What you need to do
Copy the listing verbatim, excluding any images found in it.
+===+
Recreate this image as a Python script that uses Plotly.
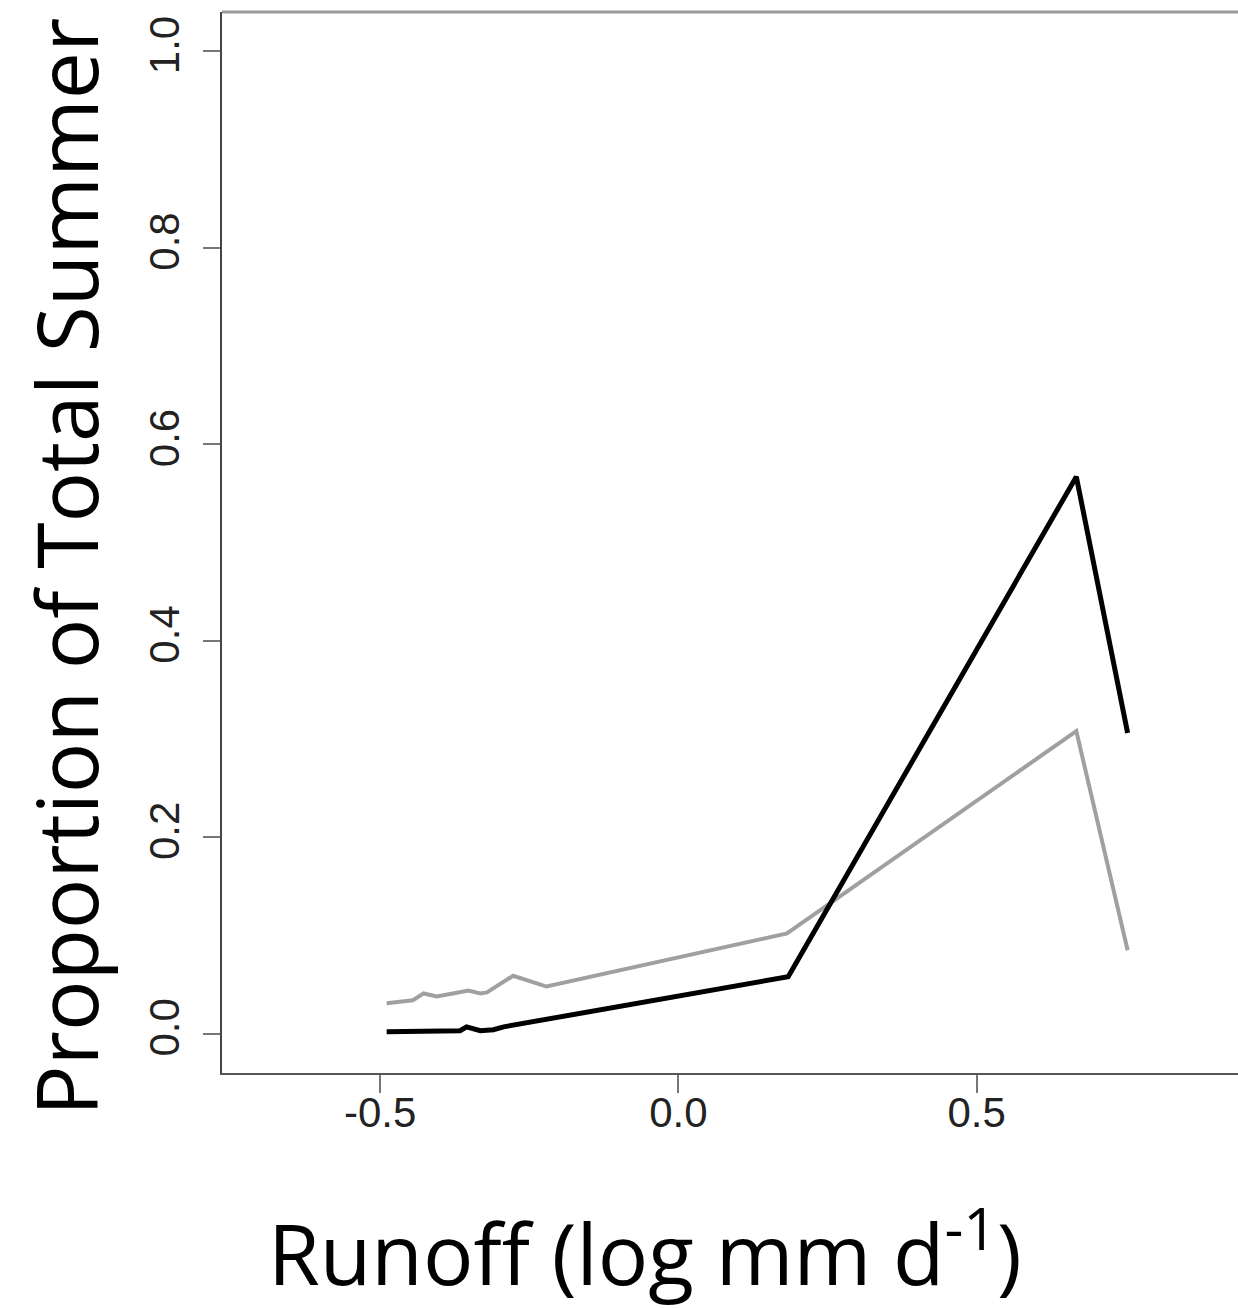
import plotly.graph_objects as go

# Runoff (log mm/d) and proportion of total summer for the two series
black_x = [-0.489, -0.366, -0.355, -0.332, -0.310, -0.293, 0.184, 0.667, 0.753]
black_y = [0.002, 0.003, 0.007, 0.003, 0.004, 0.007, 0.058, 0.567, 0.306]

grey_x = [-0.489, -0.445, -0.427, -0.405, -0.378, -0.352, -0.332, -0.321, -0.277, -0.221, 0.182, 0.667, 0.753]
grey_y = [0.031, 0.034, 0.041, 0.038, 0.041, 0.044, 0.041, 0.042, 0.059, 0.048, 0.102, 0.308, 0.085]

x_ticks = [-0.5, 0.0, 0.5]
x_tick_text = ["-0.5", "0.0", "0.5"]
y_ticks = [0.0, 0.2, 0.4, 0.6, 0.8, 1.0]
y_tick_text = ["0.0", "0.2", "0.4", "0.6", "0.8", "1.0"]

fig = go.Figure()
fig.add_trace(go.Scatter(x=grey_x, y=grey_y, mode="lines",
                         line=dict(color="#a0a0a0", width=4), showlegend=False))
fig.add_trace(go.Scatter(x=black_x, y=black_y, mode="lines",
                         line=dict(color="#000000", width=5), showlegend=False))

tick_font = dict(family="Liberation Sans, Arial, sans-serif", size=42, color="#222222")
title_font = "Open Sans, Noto Sans, sans-serif"

fig.update_layout(
    width=1238, height=1308,
    margin=dict(l=222, r=0, t=12, b=235),
    paper_bgcolor="white", plot_bgcolor="white",
    xaxis=dict(range=[-0.765, 0.938], tickvals=x_ticks, ticktext=x_tick_text,
               showgrid=False, zeroline=False, showline=True, linecolor="#555555",
               linewidth=2, ticks="outside", ticklen=18, tickwidth=2,
               tickcolor="#777777", tickfont=tick_font, ticklabelstandoff=-16),
    yaxis=dict(range=[-0.04, 1.04], tickvals=y_ticks, ticktext=y_tick_text,
               showgrid=False, zeroline=False, showline=True, linecolor="#444444",
               linewidth=2, ticks="outside", ticklen=17, tickwidth=2,
               tickcolor="#777777", tickfont=tick_font, tickangle=-90,
               ticklabelstandoff=7),
    shapes=[dict(type="line", xref="paper", yref="paper", x0=0, x1=1, y0=1, y1=1,
                 line=dict(color="#999999", width=3))],
    annotations=[
        dict(text="Proportion of Total Summer", xref="paper", yref="paper",
             x=-0.1535, y=0.477, xanchor="center", yanchor="middle", textangle=-90,
             showarrow=False, font=dict(family=title_font, size=84, color="black")),
        dict(text="Runoff (log mm d<sup>-1</sup>)", xref="paper", yref="paper",
             x=0.416, y=-0.165, xanchor="center", yanchor="middle",
             showarrow=False, font=dict(family=title_font, size=84, color="black")),
    ],
)

fig.write_html("out.html")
+===+
Problem solution
Recreate this image as a Python script that uses Plotly.
import plotly.graph_objects as go

# Runoff (log mm/d) and proportion of total summer for the two series
black_x = [-0.489, -0.366, -0.355, -0.332, -0.310, -0.293, 0.184, 0.667, 0.753]
black_y = [0.002, 0.003, 0.007, 0.003, 0.004, 0.007, 0.058, 0.567, 0.306]

grey_x = [-0.489, -0.445, -0.427, -0.405, -0.378, -0.352, -0.332, -0.321, -0.277, -0.221, 0.182, 0.667, 0.753]
grey_y = [0.031, 0.034, 0.041, 0.038, 0.041, 0.044, 0.041, 0.042, 0.059, 0.048, 0.102, 0.308, 0.085]

x_ticks = [-0.5, 0.0, 0.5]
x_tick_text = ["-0.5", "0.0", "0.5"]
y_ticks = [0.0, 0.2, 0.4, 0.6, 0.8, 1.0]
y_tick_text = ["0.0", "0.2", "0.4", "0.6", "0.8", "1.0"]

fig = go.Figure()
fig.add_trace(go.Scatter(x=grey_x, y=grey_y, mode="lines",
                         line=dict(color="#a0a0a0", width=4), showlegend=False))
fig.add_trace(go.Scatter(x=black_x, y=black_y, mode="lines",
                         line=dict(color="#000000", width=5), showlegend=False))

tick_font = dict(family="Liberation Sans, Arial, sans-serif", size=42, color="#222222")
title_font = "Open Sans, Noto Sans, sans-serif"

fig.update_layout(
    width=1238, height=1308,
    margin=dict(l=222, r=0, t=12, b=235),
    paper_bgcolor="white", plot_bgcolor="white",
    xaxis=dict(range=[-0.765, 0.938], tickvals=x_ticks, ticktext=x_tick_text,
               showgrid=False, zeroline=False, showline=True, linecolor="#555555",
               linewidth=2, ticks="outside", ticklen=18, tickwidth=2,
               tickcolor="#777777", tickfont=tick_font, ticklabelstandoff=-16),
    yaxis=dict(range=[-0.04, 1.04], tickvals=y_ticks, ticktext=y_tick_text,
               showgrid=False, zeroline=False, showline=True, linecolor="#444444",
               linewidth=2, ticks="outside", ticklen=17, tickwidth=2,
               tickcolor="#777777", tickfont=tick_font, tickangle=-90,
               ticklabelstandoff=7),
    shapes=[dict(type="line", xref="paper", yref="paper", x0=0, x1=1, y0=1, y1=1,
                 line=dict(color="#999999", width=3))],
    annotations=[
        dict(text="Proportion of Total Summer", xref="paper", yref="paper",
             x=-0.1535, y=0.477, xanchor="center", yanchor="middle", textangle=-90,
             showarrow=False, font=dict(family=title_font, size=84, color="black")),
        dict(text="Runoff (log mm d<sup>-1</sup>)", xref="paper", yref="paper",
             x=0.416, y=-0.165, xanchor="center", yanchor="middle",
             showarrow=False, font=dict(family=title_font, size=84, color="black")),
    ],
)

fig.write_html("out.html")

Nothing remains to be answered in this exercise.